Croatian Museum of Naïve Art: Zagreb's Hidden Gallery of Self-Taught Masters

Croatian Museum of Naïve Art: Zagreb's Hidden Gallery of Self-Taught Masters

In an 18th-century palace in Zagreb's Upper Town, a museum challenges everything you thought you knew about art training and technique.

The Croatian Museum of Naïve Art celebrates artists who never attended formal academies yet created works that captured international attention. Here, self-taught painters and sculptors take center stage, their vivid colors and dreamlike scenes offering a refreshing alternative to conventional art history.

This small but powerful museum proves that artistic vision doesn't require a diploma, just imagination and dedication.

A Movement Born in the Fields

The museum opened its doors in 1952, making it the world's first institution dedicated solely to naïve art. Its creation coincided with the rise of the Hlebine School, a group of Croatian peasant painters who gained fame in the 1930s.

What started as a local phenomenon soon attracted global recognition. Artists like Ivan Generalić, working in the countryside, developed a distinctive style that combined folk traditions with personal vision. The museum became their champion, preserving a movement that might otherwise have been dismissed by the established art world.

From Village Scenes to International Recognition

The museum's 2,000-piece collection focuses primarily on Croatian artists, with about 80 works on rotating display at any given time. Paintings dominate, though sculptures, drawings, and prints round out the holdings.

Visitors encounter vibrant village landscapes, fantastical animals, and scenes of rural life rendered with meticulous detail. The works span the 20th century, tracking how naïve art evolved from local expression to recognized genre. International pieces provide context, showing how self-taught artists across continents shared similar approaches despite never meeting.

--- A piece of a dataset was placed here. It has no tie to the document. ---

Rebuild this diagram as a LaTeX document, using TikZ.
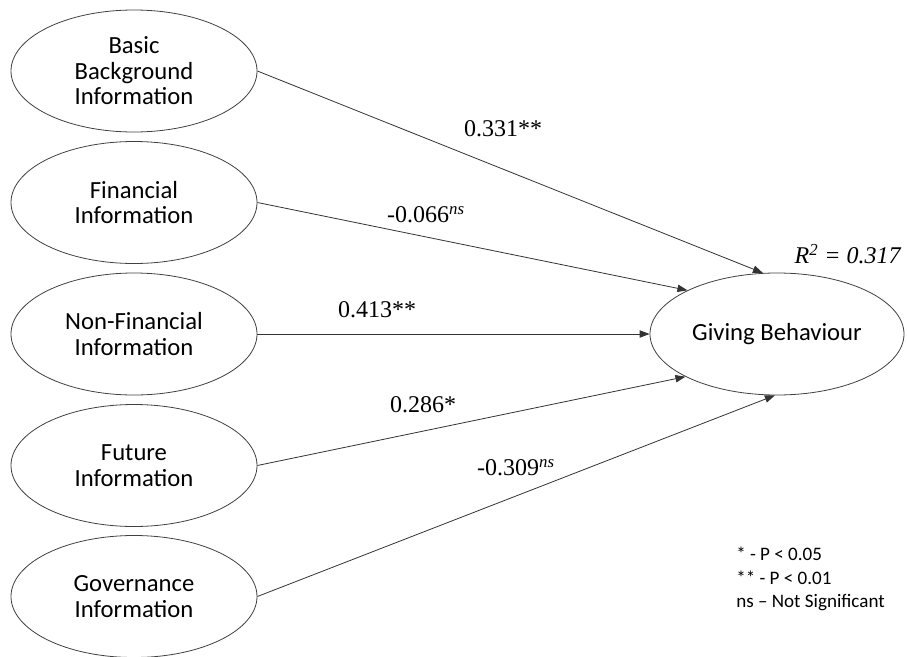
\documentclass[tikz,border=0pt]{standalone}
\usepackage{fontspec}
\setmainfont{Carlito}
\newfontfamily\tnr{Liberation Serif}
\usetikzlibrary{shapes.geometric,arrows.meta}
\begin{document}
\begin{tikzpicture}[x=0.75pt,y=-0.75pt,
  lat/.style={ellipse,draw=black!75,line width=0.6pt,minimum width=184.5pt,minimum height=91.5pt,inner sep=0pt,align=center,font=\fontsize{18.5}{19.1}\selectfont},
  pathline/.style={draw=black!80,line width=0.6pt,-{Triangle[length=7.5pt,width=5.5pt]}},
  coef/.style={font=\tnr\fontsize{18}{20}\selectfont,inner sep=0pt},
  legend/.style={font=\fontsize{14.3}{17.6}\selectfont,align=left,inner sep=0pt}]
\useasboundingbox (0,0) rectangle (907,657);
\node[lat] (n1) at (134,71) {Basic\\Background\\Information};
\node[lat] (n2) at (134,202.5) {Financial\\Information};
\node[lat] (n3) at (134,334) {Non-Financial\\Information};
\node[lat] (n4) at (134,465.5) {Future\\Information};
\node[lat] (n5) at (134,596.5) {Governance\\Information};
\node[lat,minimum width=190.5pt] (gb) at (777,334) {Giving Behaviour};
\draw[pathline] (n1.east) -- (gb.103);
\draw[pathline] (n2.east) -- (gb.154.5);
\draw[pathline] (n3.east) -- (gb.west);
\draw[pathline] (n4.east) -- (gb.205.5);
\draw[pathline] (n5.east) -- (gb.268);
\node[coef] (c1) at (503,129) {0.331**};
\node[coef] (c2) at (426,215) {-0.066\textsuperscript{\textit{ns}}};
\node[coef] (c3) at (377,310) {0.413**};
\node[coef] (c4) at (423,405) {0.286*};
\node[coef] (c5) at (516,468) {-0.309\textsuperscript{\textit{ns}}};
\node[coef] (r2) at (848,254) {\textit{R\textsuperscript{2} = 0.317}};
\node[legend,anchor=west] (leg) at (736,579) {* - P < 0.05\\** - P < 0.01\\ns – Not Significant};
\end{tikzpicture}
\end{document}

Where Outsiders Became Masters

What sets this museum apart is its unwavering commitment to a single, often undervalued art form. While major museums might include a naïve work or two, here the genre gets the spotlight it deserves.

The intimate gallery spaces suit the art perfectly. These aren't grand historical paintings meant to overwhelm, they're personal visions that reward close looking. The museum's location in the Raffay Palace adds another layer, housing folk-inspired art in an aristocratic setting that would have been unthinkable to the original artists.

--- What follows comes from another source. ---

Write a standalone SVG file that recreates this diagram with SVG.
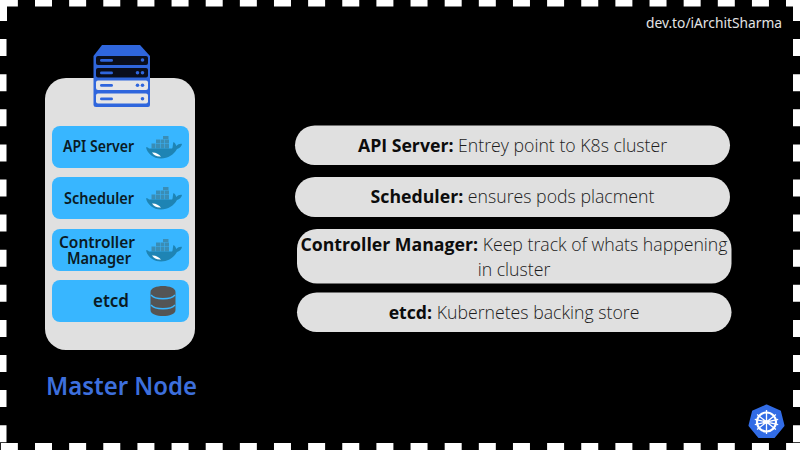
<svg xmlns="http://www.w3.org/2000/svg" width="800" height="450" viewBox="0 0 800 450">
<style>
.bd{stroke:#fff;stroke-width:7;fill:none}
.card{fill:#e0e0e0}
.box{fill:#38b6ff}
.pill{fill:#e0e0e0}
.lab{font-family:"Noto Sans","Open Sans",sans-serif;font-weight:600;font-size:16px;fill:#0a1a24;text-anchor:middle}
.t{font-family:"Open Sans","Noto Sans",sans-serif;font-size:17.7px;font-weight:300;fill:#1c1c1c;text-anchor:middle}
.t .b{font-weight:700;fill:#0c0c0c}
</style>
<defs>
<symbol id="whale" viewBox="0 0 36 23" overflow="visible">
<g fill="#3a8db5">
<rect x="5.500" y="7.500" width="4" height="5"/><rect x="10" y="7.500" width="4" height="5"/><rect x="14.500" y="7.500" width="4" height="5"/><rect x="19" y="7.500" width="4" height="5"/>
<rect x="10" y="3.500" width="4" height="3.600"/><rect x="14.500" y="3.500" width="4" height="3.600"/><rect x="19" y="3.500" width="4" height="3.600"/>
<rect x="17" y="0" width="5.500" height="3.200"/>
</g>
<path d="M0 11.500C1 11 2 11.500 3 12.500H26C27 12 26.500 9 27.500 6C29 7 30 8.500 30.300 10C32 8.500 34 7.500 36 8C35.500 10.500 33.500 12.500 31 13C28 18.500 22 22.500 15 22.500C7 22.500 1.500 17.500 0 11.500Z" fill="#1e84b4"/>
<path d="M6 16.500C9 16 13 18 15 20.500C11 21 8 19.300 6 16.500Z" fill="#fff"/>
</symbol>
</defs>
<rect width="800" height="450" fill="#000"/>
<g id="border">
<path class="bd" d="M0 3H800" stroke-dasharray="17 17.140" stroke-dashoffset="-0.860"/>
<path class="bd" d="M0 446.500H800" stroke-dasharray="17 17.140" stroke-dashoffset="-0.860"/>
<path class="bd" d="M3 0V450" stroke-dasharray="17 18.100" stroke-dashoffset="-4"/>
<path class="bd" d="M796.500 0V450" stroke-dasharray="17 18.100" stroke-dashoffset="-4"/>
<rect x="0" y="0" width="7" height="21" fill="#fff"/>
<rect x="0" y="0" width="16" height="6" fill="#fff"/>
<rect x="793" y="0" width="7" height="21" fill="#fff"/>
<rect x="786" y="0" width="14" height="6" fill="#fff"/>
</g>
<text id="credit" x="714" y="27.500" font-family="'Noto Sans','Open Sans',sans-serif" font-size="14px" fill="#e4e4e4" text-anchor="middle" textLength="136" lengthAdjust="spacingAndGlyphs">dev.to/iArchitSharma</text>
<g id="master-card"><rect class="card" x="45" y="78" width="150" height="272" rx="21"/></g>
<g id="server-icon">
<path d="M93.500 56L102 45H140L150 56V105Q150 107 148 107H96Q93.500 107 93.500 105Z" fill="#2f66dd"/>
<rect x="96" y="56" width="52" height="9" rx="2" fill="#0a0e1c"/>
<rect x="96" y="68" width="52" height="9.500" rx="2" fill="#0a0e1c"/>
<rect x="96" y="80.500" width="52" height="9.500" rx="2" fill="#e6e6e6"/>
<rect x="96" y="93.500" width="52" height="10" rx="2" fill="#e6e6e6"/>
<g fill="#2f66dd">
<rect x="100" y="59" width="13" height="2.800" rx="1.400"/><rect x="100" y="71.500" width="13" height="2.800" rx="1.400"/><rect x="100" y="84" width="13" height="2.800" rx="1.400"/><rect x="100" y="97.500" width="13" height="2.800" rx="1.400"/>
<circle cx="142.500" cy="60" r="1.800"/><circle cx="137.500" cy="72.800" r="1.800"/><circle cx="142.500" cy="72.800" r="1.800"/><circle cx="137.500" cy="85.300" r="1.800"/><circle cx="142.500" cy="85.300" r="1.800"/><circle cx="142.500" cy="98.800" r="1.800"/>
</g>
</g>
<g id="api-server">
<rect class="box" x="52" y="126" width="137" height="42" rx="8"/>
<text class="lab" x="98.500" y="152" textLength="71" lengthAdjust="spacingAndGlyphs">API Server</text>
<use href="#whale" x="146" y="136" width="36" height="23"/>
</g>
<g id="scheduler">
<rect class="box" x="52" y="177" width="137" height="42" rx="8"/>
<text class="lab" x="99" y="204" textLength="70" lengthAdjust="spacingAndGlyphs">Scheduler</text>
<use href="#whale" x="146" y="187" width="36" height="23"/>
</g>
<g id="controller-manager">
<rect class="box" x="52" y="229" width="137" height="42" rx="8"/>
<text class="lab" x="97" y="247.500" textLength="76" lengthAdjust="spacingAndGlyphs">Controller</text>
<text class="lab" x="99" y="264" textLength="64" lengthAdjust="spacingAndGlyphs">Manager</text>
<use href="#whale" x="146" y="239" width="36" height="23"/>
</g>
<g id="etcd">
<rect class="box" x="52" y="280" width="137" height="42" rx="8"/>
<text class="lab" x="111" y="307" style="font-size:17px">etcd</text>
<g id="db-icon">
<path d="M150.500 292C150.500 284 175.500 284 175.500 292V310C175.500 318 150.500 318 150.500 310Z" fill="#545454"/>
<path d="M151 295C155 300 171 300 175 295M151 305C155 310 171 310 175 305" fill="none" stroke="#38b6ff" stroke-width="1.300"/>
</g>
</g>
<text id="master-title" x="121.500" y="395" font-family="'Noto Sans','Open Sans',sans-serif" font-weight="600" font-size="25px" fill="#3d6fdc" text-anchor="middle" textLength="151" lengthAdjust="spacingAndGlyphs">Master Node</text>
<g id="desc-api">
<rect class="pill" x="295" y="125.500" width="435" height="39.500" rx="19.750"/>
<text class="t" x="512.500" y="152"><tspan class="b">API Server:</tspan> Entrey point to K8s cluster</text>
</g>
<g id="desc-scheduler">
<rect class="pill" x="295" y="177" width="435" height="40" rx="20"/>
<text class="t" x="512.500" y="203"><tspan class="b">Scheduler:</tspan> ensures pods placment</text>
</g>
<g id="desc-controller">
<rect class="pill" x="297" y="229" width="434.500" height="54.500" rx="20"/>
<text class="t" x="514" y="251"><tspan class="b">Controller Manager:</tspan> Keep track of whats happening</text>
<text class="t" x="514" y="275.500">in cluster</text>
</g>
<g id="desc-etcd">
<rect class="pill" x="297" y="292.500" width="434.500" height="39.500" rx="19.750"/>
<text class="t" x="514" y="319"><tspan class="b">etcd:</tspan> Kubernetes backing store</text>
</g>
<g id="k8s-logo">
<path d="M766.500 405.500L780 411.500L783.500 425.500L774 437H759L749.500 425.500L753 411.500Z" fill="#326ce5" stroke="#326ce5" stroke-width="2" stroke-linejoin="round"/>
<circle cx="766.500" cy="422" r="9.500" fill="none" stroke="#fff" stroke-width="2.200"/>
<circle cx="766.500" cy="422" r="2" fill="#fff"/>
<path d="M766.500 410V434M757.100 414.500L775.900 429.500M775.900 414.500L757.100 429.500M754.800 424.700L778.200 419.300M778.200 424.700L754.800 419.300" stroke="#fff" stroke-width="1.300" fill="none"/>
</g>
</svg>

Croatian Museum of Naïve Art Highlights & Tips

  • Works of the Hlebine School See paintings by Ivan Generalić and other members of Croatia's most famous naïve art movement, known for detailed rural scenes painted on glass.
  • Rotating Collection Displays With only 80 of 2,000 pieces shown at once, repeat visits reveal different artworks from the permanent collection.
  • International Context Compare Croatian works with pieces by recognized naïve artists from other countries to understand the genre's global reach.
  • Upper Town Location The museum sits in Zagreb's historic Gornji Grad district, easily combined with other cultural sites in the picturesque old town.
  • Compact Visit The museum's focused collection makes for a manageable visit, typically taking 45 minutes to an hour to see everything on display.
  • Photography Considerations Check current photography policies before your visit, as rules may vary for different exhibitions.

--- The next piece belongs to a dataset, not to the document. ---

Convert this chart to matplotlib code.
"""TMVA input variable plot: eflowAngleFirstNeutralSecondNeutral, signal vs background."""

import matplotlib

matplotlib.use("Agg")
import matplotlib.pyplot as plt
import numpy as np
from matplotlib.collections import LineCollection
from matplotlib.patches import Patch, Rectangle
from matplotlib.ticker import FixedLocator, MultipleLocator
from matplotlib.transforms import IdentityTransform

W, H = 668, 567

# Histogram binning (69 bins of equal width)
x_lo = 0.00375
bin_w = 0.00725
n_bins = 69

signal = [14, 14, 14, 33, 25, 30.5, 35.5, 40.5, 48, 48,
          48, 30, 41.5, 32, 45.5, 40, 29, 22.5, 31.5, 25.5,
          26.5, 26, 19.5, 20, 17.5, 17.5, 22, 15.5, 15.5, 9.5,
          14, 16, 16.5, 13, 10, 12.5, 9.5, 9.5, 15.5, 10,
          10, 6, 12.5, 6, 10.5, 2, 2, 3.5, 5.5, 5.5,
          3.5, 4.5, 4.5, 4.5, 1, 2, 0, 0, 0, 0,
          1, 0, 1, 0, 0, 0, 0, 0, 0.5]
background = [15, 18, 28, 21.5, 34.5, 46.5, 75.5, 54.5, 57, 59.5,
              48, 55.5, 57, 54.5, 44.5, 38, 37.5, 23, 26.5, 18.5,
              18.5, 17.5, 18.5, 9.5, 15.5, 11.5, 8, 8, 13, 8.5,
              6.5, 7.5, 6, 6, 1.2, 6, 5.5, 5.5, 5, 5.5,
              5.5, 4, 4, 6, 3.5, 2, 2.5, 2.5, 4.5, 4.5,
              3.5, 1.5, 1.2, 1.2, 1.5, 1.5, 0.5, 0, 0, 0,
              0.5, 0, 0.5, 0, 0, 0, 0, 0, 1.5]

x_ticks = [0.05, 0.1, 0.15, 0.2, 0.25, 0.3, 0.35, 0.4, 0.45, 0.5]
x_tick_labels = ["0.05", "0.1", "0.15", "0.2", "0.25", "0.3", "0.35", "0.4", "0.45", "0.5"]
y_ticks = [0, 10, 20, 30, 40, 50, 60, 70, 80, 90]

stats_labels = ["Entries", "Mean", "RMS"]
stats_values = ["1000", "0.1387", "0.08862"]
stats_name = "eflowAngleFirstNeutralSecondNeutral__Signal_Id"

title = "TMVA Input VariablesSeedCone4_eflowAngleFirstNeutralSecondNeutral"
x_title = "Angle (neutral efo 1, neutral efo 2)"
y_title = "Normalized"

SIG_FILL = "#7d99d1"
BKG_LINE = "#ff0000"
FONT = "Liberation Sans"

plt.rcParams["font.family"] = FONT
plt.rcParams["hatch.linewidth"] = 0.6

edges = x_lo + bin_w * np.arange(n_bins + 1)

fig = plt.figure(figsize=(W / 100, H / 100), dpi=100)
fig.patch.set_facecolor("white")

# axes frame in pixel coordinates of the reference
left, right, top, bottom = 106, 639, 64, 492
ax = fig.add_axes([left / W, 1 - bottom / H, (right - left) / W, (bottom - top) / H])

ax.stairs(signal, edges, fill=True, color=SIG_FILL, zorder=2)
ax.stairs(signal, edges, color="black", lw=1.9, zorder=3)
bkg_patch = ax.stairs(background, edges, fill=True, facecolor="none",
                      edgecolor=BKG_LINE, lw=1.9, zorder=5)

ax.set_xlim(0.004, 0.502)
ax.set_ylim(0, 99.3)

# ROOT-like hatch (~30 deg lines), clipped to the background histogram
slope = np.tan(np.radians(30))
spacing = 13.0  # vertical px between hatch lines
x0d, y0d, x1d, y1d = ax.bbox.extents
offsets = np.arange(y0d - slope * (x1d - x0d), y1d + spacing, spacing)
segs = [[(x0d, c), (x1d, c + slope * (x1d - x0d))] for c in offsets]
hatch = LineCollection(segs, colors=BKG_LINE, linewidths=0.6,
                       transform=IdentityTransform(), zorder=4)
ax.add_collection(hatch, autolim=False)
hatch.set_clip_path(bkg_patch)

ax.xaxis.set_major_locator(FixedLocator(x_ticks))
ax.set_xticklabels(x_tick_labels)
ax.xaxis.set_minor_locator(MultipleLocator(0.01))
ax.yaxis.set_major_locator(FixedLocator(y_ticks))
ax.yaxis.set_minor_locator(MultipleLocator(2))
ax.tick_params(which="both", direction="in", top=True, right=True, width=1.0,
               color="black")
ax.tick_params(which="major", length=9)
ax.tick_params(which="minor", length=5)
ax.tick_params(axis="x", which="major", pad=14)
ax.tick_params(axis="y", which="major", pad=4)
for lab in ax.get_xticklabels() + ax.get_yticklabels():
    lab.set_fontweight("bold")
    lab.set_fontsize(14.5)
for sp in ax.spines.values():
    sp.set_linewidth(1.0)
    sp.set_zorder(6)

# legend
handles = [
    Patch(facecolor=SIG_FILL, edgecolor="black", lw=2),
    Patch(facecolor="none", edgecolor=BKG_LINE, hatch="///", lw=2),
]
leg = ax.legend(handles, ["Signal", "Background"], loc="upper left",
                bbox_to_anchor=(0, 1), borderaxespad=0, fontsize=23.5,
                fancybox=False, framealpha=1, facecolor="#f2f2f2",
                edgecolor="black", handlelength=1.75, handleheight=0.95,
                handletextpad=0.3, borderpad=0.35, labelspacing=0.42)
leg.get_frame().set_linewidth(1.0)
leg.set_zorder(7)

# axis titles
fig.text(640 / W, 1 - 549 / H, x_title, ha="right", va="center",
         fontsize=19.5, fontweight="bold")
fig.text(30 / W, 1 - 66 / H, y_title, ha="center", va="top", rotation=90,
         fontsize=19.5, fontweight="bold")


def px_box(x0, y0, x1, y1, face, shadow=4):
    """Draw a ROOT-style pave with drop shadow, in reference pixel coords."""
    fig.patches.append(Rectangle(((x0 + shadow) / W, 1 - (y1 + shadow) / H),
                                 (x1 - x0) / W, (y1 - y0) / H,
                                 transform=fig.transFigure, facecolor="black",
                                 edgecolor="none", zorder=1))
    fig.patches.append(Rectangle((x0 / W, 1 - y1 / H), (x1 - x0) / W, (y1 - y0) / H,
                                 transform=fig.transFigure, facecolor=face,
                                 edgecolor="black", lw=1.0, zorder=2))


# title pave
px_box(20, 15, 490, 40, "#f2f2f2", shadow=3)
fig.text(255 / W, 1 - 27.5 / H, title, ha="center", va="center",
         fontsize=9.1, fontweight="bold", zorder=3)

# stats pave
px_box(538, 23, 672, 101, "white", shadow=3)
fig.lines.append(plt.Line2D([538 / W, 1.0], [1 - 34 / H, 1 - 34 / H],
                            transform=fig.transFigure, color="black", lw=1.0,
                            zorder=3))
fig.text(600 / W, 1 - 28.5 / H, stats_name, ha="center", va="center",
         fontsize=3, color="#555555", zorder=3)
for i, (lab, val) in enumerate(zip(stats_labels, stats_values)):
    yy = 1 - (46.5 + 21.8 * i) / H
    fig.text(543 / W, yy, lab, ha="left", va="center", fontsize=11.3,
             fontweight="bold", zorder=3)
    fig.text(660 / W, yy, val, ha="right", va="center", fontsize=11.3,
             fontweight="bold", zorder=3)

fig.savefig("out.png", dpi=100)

The Croatian Museum of Naïve Art reminds us that formal training isn't the only path to artistic greatness. In these galleries, farmers and laborers who picked up brushes in their spare time stand alongside recognized names in the genre.

Whether you're drawn to the vivid colors, the intricate details of village life, or the story of the Hlebine School's unlikely rise, this museum offers something genuinely different. It's a place where art history's margins move to the center, and self-taught vision gets the recognition it deserves.